The study aimed to determine the appropriate quantity of high-demand spectrum to be set aside for the State’s planned wireless open-access network to roll out a fourth-generation network, with the remaining high-demand spectrum to be assigned to existing licensees through an allocation process yet to be determined.

In August, Economic Development Minister Ebrahim Patel directed the Competition Commission to launch a market inquiry into data services on suspicions that there are features in the market that prevent, distort or restrict competition within the sector.

The inquiry has been actively investigating anticompetitive behaviour, with Patel currently finalising draft legislation to improve policy and the legal framework on competition issues.

However, Motsa said it was disappointing that the dragged-out challenge remained unresolved, describing it as a “dream deferred” that no spectrum auction was announced during Gigaba’s maiden mini-budget speech on Wednesday.

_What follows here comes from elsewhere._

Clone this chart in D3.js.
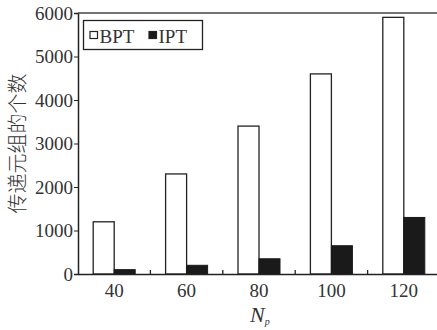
<!DOCTYPE html>
<html>
<head>
<meta charset="utf-8">
<script src="https://cdn.jsdelivr.net/npm/d3@7"></script>
<style>
body { margin: 0; background: #fff; }
svg text { font-family: "Liberation Serif", "DejaVu Serif", serif; fill: #333; }
</style>
</head>
<body>
<div id="chart"></div>
<script>
var categories = ["40", "60", "80", "100", "120"];
var seriesNames = ["BPT", "IPT"];
var bptValues = [1200, 2300, 3400, 4600, 5900];
var iptValues = [100, 200, 350, 650, 1300];
var yTicks = [0, 1000, 2000, 3000, 4000, 5000, 6000];

var width = 437, height = 330;
var margin = {left: 78, top: 13, bottom: 56};
var plotRight = 440;

var svg = d3.select('#chart').append('svg')
	.attr('width', width).attr('height', height);

var x = d3.scaleBand().domain(categories)
	.range([margin.left, plotRight]).paddingInner(0).paddingOuter(0);
var y = d3.scaleLinear().domain([0, 6000]).range([height - margin.bottom, margin.top]);
var barW = 21;

var data = categories.map(function(c, i) {
	return {cat: c, bpt: bptValues[i], ipt: iptValues[i]};
});

// bars
var g = svg.append('g');
g.selectAll('rect.bpt').data(data).enter().append('rect')
	.attr('class', 'bpt')
	.attr('x', function(d) { return x(d.cat) + x.bandwidth() / 2 - barW; })
	.attr('y', function(d) { return y(d.bpt); })
	.attr('width', barW)
	.attr('height', function(d) { return y(0) - y(d.bpt); })
	.attr('fill', '#fff').attr('stroke', '#222').attr('stroke-width', 1.3);
g.selectAll('rect.ipt').data(data).enter().append('rect')
	.attr('class', 'ipt')
	.attr('x', function(d) { return x(d.cat) + x.bandwidth() / 2; })
	.attr('y', function(d) { return y(d.ipt); })
	.attr('width', barW)
	.attr('height', function(d) { return y(0) - y(d.ipt); })
	.attr('fill', '#1a1a1a').attr('stroke', '#1a1a1a').attr('stroke-width', 1);

// y axis
var yAxis = svg.append('g')
	.attr('transform', 'translate(' + margin.left + ',0)')
	.call(d3.axisLeft(y).tickValues(yTicks).tickSize(4).tickPadding(1).tickFormat(d3.format('d')));
yAxis.select('.domain').attr('stroke', '#222').attr('stroke-width', 1.5);
yAxis.selectAll('.tick line').attr('stroke', '#222');
yAxis.selectAll('text').style('font-size', '19px').attr('fill', '#555');

// x axis
var xAxis = svg.append('g')
	.attr('transform', 'translate(0,' + y(0) + ')')
	.call(d3.axisBottom(x).tickSize(0).tickPadding(10));
xAxis.select('.domain').attr('stroke', '#222').attr('stroke-width', 1.5);
xAxis.selectAll('text').style('font-size', '19px').attr('fill', '#555');

// inward ticks between categories
var bounds = categories.slice(1).map(function(c) { return x(c); });
svg.selectAll('line.sep').data(bounds).enter().append('line')
	.attr('x1', function(d) { return d; }).attr('x2', function(d) { return d; })
	.attr('y1', y(0)).attr('y2', y(0) - 4)
	.attr('stroke', '#222').attr('stroke-width', 1.3);

// top frame line
svg.append('line')
	.attr('x1', margin.left).attr('x2', width)
	.attr('y1', margin.top).attr('y2', margin.top)
	.attr('stroke', '#444').attr('stroke-width', 1.3);

// y title
svg.append('text')
	.attr('transform', 'translate(16,' + ((margin.top + y(0)) / 2) + ') rotate(-90)')
	.attr('text-anchor', 'middle')
	.attr('dominant-baseline', 'central')
	.style('font-family', '"Noto Sans CJK SC", sans-serif')
	.style('font-size', '20px').style('font-weight', 300)
	.attr('fill', '#555')
	.text('传递元组的个数');

// x title
var xt = svg.append('text')
	.attr('x', 250).attr('y', 322)
	.style('font-size', '22px').style('font-style', 'italic')
	.attr('fill', '#555');
xt.append('tspan').text('N');
xt.append('tspan').attr('dy', 3).style('font-size', '10px').text('p');

// legend
var lg = svg.append('g');
lg.append('rect').attr('x', 83.5).attr('y', 20.5).attr('width', 119).attr('height', 29)
	.attr('fill', '#fff').attr('stroke', '#222').attr('stroke-width', 1.3);
var legendX = [90, 149];
seriesNames.forEach(function(s, i) {
	lg.append('rect').attr('x', legendX[i]).attr('y', 31.5).attr('width', 7.5).attr('height', 7)
		.attr('fill', i === 0 ? '#fff' : '#1a1a1a').attr('stroke', '#222').attr('stroke-width', 1.2);
	lg.append('text').attr('x', legendX[i] + 9.5).attr('y', 43)
		.style('font-size', '19px').attr('fill', '#444').text(s);
});
</script>
</body>
</html>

“This is costing the poor,” he said, stressing that if spectrum was released, 1 GB of data could sell for as low as R50.

Vodacom CEO Shameel Joosub agreed, stating that a spectrum-strapped industry still remained a huge problem despite the participants having started the discussion more than a decade ago.

“If you want to bring the cost of data down, you have to bring the underlying cost to carry a megabyte or gigabyte of data down. The only way you can do that is to invest,” he said.

Vodacom, and other South African network operators, have had to inject capex into building more sites to cope with higher volumes, instead of injecting the funds into capacity building and unlocking more efficient use of spectrum.

Vodacom innovation head Jannie van Zyl said engineers have “done a great job” in re-engineering the capacity approach and “squeezing the spectrum” to meet demands for better service and higher reliability amid an ever-increasing base of consumers.

However, there is only so much that could be done before quality suffers, he concluded.